### The exercise
All the data must come back unchanged, except that pictures are left out.

### Information supplied
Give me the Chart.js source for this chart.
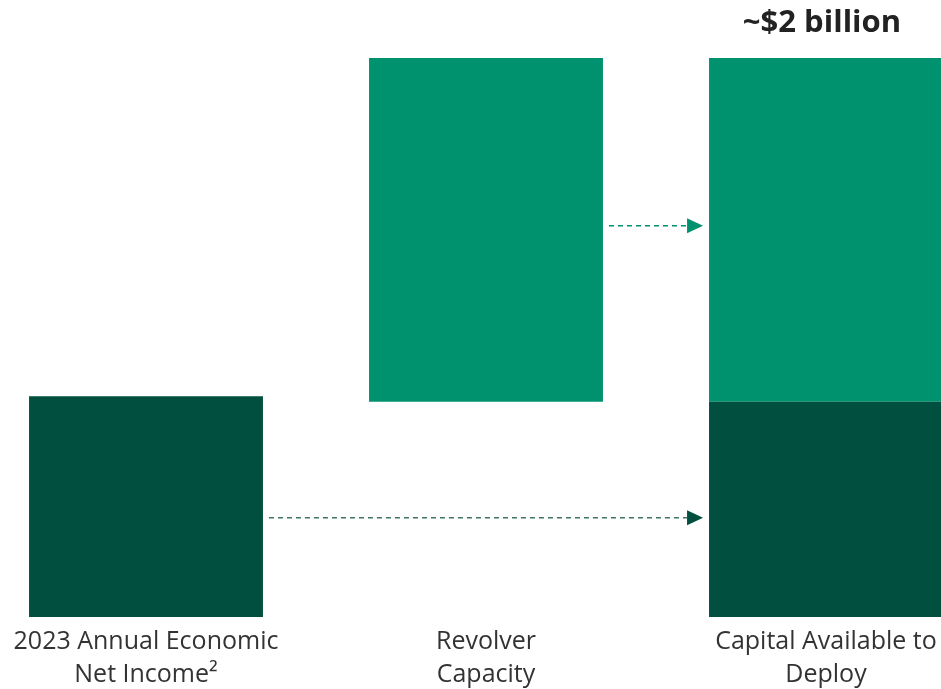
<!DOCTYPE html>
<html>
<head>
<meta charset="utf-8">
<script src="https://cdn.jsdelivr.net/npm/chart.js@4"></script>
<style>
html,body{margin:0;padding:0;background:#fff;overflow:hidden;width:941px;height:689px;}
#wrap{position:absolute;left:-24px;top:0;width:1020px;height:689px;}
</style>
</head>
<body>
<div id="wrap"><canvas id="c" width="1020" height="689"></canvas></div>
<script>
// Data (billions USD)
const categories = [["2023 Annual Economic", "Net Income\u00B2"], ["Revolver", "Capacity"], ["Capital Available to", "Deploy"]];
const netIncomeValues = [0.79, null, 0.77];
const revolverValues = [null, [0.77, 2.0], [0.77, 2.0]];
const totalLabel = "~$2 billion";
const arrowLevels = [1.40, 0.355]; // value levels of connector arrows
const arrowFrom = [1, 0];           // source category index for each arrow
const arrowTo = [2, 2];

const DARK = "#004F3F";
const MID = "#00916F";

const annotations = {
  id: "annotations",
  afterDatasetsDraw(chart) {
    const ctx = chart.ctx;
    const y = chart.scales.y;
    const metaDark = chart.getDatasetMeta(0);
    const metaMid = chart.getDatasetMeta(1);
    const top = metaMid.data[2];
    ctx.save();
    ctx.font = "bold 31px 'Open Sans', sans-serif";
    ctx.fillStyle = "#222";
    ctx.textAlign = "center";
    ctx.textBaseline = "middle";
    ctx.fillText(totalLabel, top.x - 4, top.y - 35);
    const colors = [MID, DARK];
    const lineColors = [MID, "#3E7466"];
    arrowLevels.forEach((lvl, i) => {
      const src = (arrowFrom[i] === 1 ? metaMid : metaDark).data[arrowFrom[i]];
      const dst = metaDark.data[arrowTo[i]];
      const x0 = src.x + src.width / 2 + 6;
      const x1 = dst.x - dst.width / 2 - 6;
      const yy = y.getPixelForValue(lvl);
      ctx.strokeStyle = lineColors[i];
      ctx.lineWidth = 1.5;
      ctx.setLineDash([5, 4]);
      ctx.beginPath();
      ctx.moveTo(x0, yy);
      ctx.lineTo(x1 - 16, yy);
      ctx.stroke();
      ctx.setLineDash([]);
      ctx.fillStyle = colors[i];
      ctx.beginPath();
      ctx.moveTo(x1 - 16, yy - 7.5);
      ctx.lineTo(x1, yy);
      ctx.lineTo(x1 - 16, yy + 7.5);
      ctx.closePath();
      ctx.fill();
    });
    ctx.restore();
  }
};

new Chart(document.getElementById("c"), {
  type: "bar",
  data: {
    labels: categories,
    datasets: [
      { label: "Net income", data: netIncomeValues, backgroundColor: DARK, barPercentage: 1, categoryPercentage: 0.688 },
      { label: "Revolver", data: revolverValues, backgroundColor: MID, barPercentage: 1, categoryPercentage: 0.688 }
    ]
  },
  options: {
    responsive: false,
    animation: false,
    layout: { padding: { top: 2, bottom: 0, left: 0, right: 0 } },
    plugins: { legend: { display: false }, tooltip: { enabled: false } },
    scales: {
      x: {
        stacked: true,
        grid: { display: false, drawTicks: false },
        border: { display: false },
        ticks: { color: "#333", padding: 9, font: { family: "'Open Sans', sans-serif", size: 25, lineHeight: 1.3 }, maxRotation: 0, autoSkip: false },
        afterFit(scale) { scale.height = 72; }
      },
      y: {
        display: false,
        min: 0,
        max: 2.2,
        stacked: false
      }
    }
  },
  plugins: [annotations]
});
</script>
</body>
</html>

### Finished exercise
Give me the Chart.js source for this chart.
<!DOCTYPE html>
<html>
<head>
<meta charset="utf-8">
<script src="https://cdn.jsdelivr.net/npm/chart.js@4"></script>
<style>
html,body{margin:0;padding:0;background:#fff;overflow:hidden;width:941px;height:689px;}
#wrap{position:absolute;left:-24px;top:0;width:1020px;height:689px;}
</style>
</head>
<body>
<div id="wrap"><canvas id="c" width="1020" height="689"></canvas></div>
<script>
// Data (billions USD)
const categories = [["2023 Annual Economic", "Net Income\u00B2"], ["Revolver", "Capacity"], ["Capital Available to", "Deploy"]];
const netIncomeValues = [0.79, null, 0.77];
const revolverValues = [null, [0.77, 2.0], [0.77, 2.0]];
const totalLabel = "~$2 billion";
const arrowLevels = [1.40, 0.355]; // value levels of connector arrows
const arrowFrom = [1, 0];           // source category index for each arrow
const arrowTo = [2, 2];

const DARK = "#004F3F";
const MID = "#00916F";

const annotations = {
  id: "annotations",
  afterDatasetsDraw(chart) {
    const ctx = chart.ctx;
    const y = chart.scales.y;
    const metaDark = chart.getDatasetMeta(0);
    const metaMid = chart.getDatasetMeta(1);
    const top = metaMid.data[2];
    ctx.save();
    ctx.font = "bold 31px 'Open Sans', sans-serif";
    ctx.fillStyle = "#222";
    ctx.textAlign = "center";
    ctx.textBaseline = "middle";
    ctx.fillText(totalLabel, top.x - 4, top.y - 35);
    const colors = [MID, DARK];
    const lineColors = [MID, "#3E7466"];
    arrowLevels.forEach((lvl, i) => {
      const src = (arrowFrom[i] === 1 ? metaMid : metaDark).data[arrowFrom[i]];
      const dst = metaDark.data[arrowTo[i]];
      const x0 = src.x + src.width / 2 + 6;
      const x1 = dst.x - dst.width / 2 - 6;
      const yy = y.getPixelForValue(lvl);
      ctx.strokeStyle = lineColors[i];
      ctx.lineWidth = 1.5;
      ctx.setLineDash([5, 4]);
      ctx.beginPath();
      ctx.moveTo(x0, yy);
      ctx.lineTo(x1 - 16, yy);
      ctx.stroke();
      ctx.setLineDash([]);
      ctx.fillStyle = colors[i];
      ctx.beginPath();
      ctx.moveTo(x1 - 16, yy - 7.5);
      ctx.lineTo(x1, yy);
      ctx.lineTo(x1 - 16, yy + 7.5);
      ctx.closePath();
      ctx.fill();
    });
    ctx.restore();
  }
};

new Chart(document.getElementById("c"), {
  type: "bar",
  data: {
    labels: categories,
    datasets: [
      { label: "Net income", data: netIncomeValues, backgroundColor: DARK, barPercentage: 1, categoryPercentage: 0.688 },
      { label: "Revolver", data: revolverValues, backgroundColor: MID, barPercentage: 1, categoryPercentage: 0.688 }
    ]
  },
  options: {
    responsive: false,
    animation: false,
    layout: { padding: { top: 2, bottom: 0, left: 0, right: 0 } },
    plugins: { legend: { display: false }, tooltip: { enabled: false } },
    scales: {
      x: {
        stacked: true,
        grid: { display: false, drawTicks: false },
        border: { display: false },
        ticks: { color: "#333", padding: 9, font: { family: "'Open Sans', sans-serif", size: 25, lineHeight: 1.3 }, maxRotation: 0, autoSkip: false },
        afterFit(scale) { scale.height = 72; }
      },
      y: {
        display: false,
        min: 0,
        max: 2.2,
        stacked: false
      }
    }
  },
  plugins: [annotations]
});
</script>
</body>
</html>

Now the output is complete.